Potluck pantry to accommodate federal workers amidst government-shutdown

Dan Kenney, executive director of DeKalb County Community Gardens, (left) sets up a Grow Mobile food distribution in Kingston with  Christy Westman, Grow Mobile Program coordinator.

Sam Malone

DeKALB — The DeKalb County Community Gardens is hosting a potluck pantry for federal employees and contracted federal workers to receive free food and personal care products to aid with financial insecurities they may be experiencing as a result of the government shutdown.

Hosted in conjunction with the Welcome Essentials Pantry, the potluck is from 10 a.m. to noon Saturday at the Unitarian Universalist Fellowship Church, 158 N. Fourth St.

Dan Kenney, executive director of the DeKalb County Community Gardens, said the event is open to the public, and federal workers are encouraged to attend.

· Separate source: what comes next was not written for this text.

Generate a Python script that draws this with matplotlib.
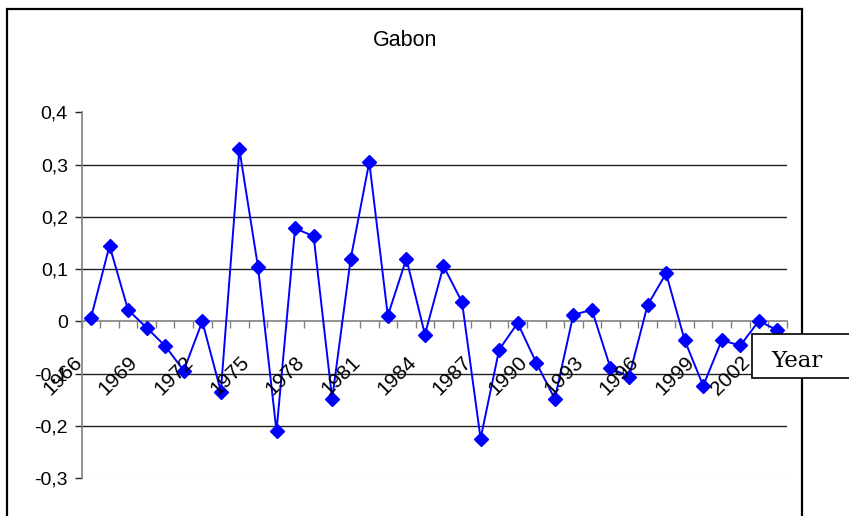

Kenney also said the Grow Mobile program his organization hosts recognizes federal employees may be experiencing these insecurities, and, as a result, he said it only made sense to provide those workers with free food.

With federal employees now missing their second paycheck, Kenney said the program is extending aid beyond the potluck and will continue to do so until and after the shutdown, as employees will still be waiting on backpay if they are to receive it.

Kenney said those in need should contact the organization and set up a time to have them deliver food products.

“It occurred to us that there are federal workers all over the county, some in DeKalb County or in our area, [who] are living without their paycheck, and we just wanted to make sure they know they can count on us to provide them with food and whatever else we can,” Kenney said.

Kenney said many Americans live paycheck to paycheck, and the shutdown could be leaving many workers vulnerable.

DeKalb Mayor Jerry Smith said despite the county’s internal government functioning without hitch, there are federal employees and contract workers with the federal government whose lives may not be proceeding as normal. Those being affected specific to the DeKalb area include farmers.

“As it relates to the city of DeKalb, we are directly affected very little,” Smith said. “I would think if there are community members impacted by government programs — farmers, those involved with food banks, certainly those who are recipients of government grants and financial distributions — those community members may be impacted.”

Comprised of 370,772 acres of farmland, making up roughly 88 percent of the county’s land base and with the partial government shutdown continuing beyond its first month, the 3,210 farmers and farm owners in the county are seeing their lives disrupted by the shutdown as well.

Farmers in DeKalb could be affected by the shutdown as a result of stinted operations of the U.S. Department of Agriculture. While the production of farm product itself is not altered in any way, it is the farmers’ communication with the federal department affecting their lifestyles.

Greg Millburg, DeKalb County Farm Bureau manager, said with the shutdown, farmers are unable to receive the benefits of the new Farm Bill.

He said they can still apply for benefits and loans, but there is no one working to approve those things, and the effect will only become more apparent as time wears on.

“At this point, [the government shutdown] is mainly impacting farmers,” Millurg said. “The longer we go it will affect more people and situations, but for the most part it’s affecting agricultural producers in the county.”

Millburg said along with the Department of Agriculture, the Farm Service Agency has been shut down. The agency serves DeKalb County as well as DuPage and Kane Counties and is one of two USDA agencies with branches at the DeKalb Farm Bureau.

Among the two agencies with branches at the DeKalb Farm Bureau, more than a dozen people are employed. These aren’t the only federal jobs in the county affected by the shutdown, as an estimated 40,000 workers in Illinois are currently unemployed or working without pay.

“The local farmers are seeing some effects of this because now farmers have to wait for the [Farm Service Agency] office to open to be able to get anything done,” Millburg said. “If they don’t have someone there, they can’t do that. They can fill out the application, but no one will review it until work starts back up.”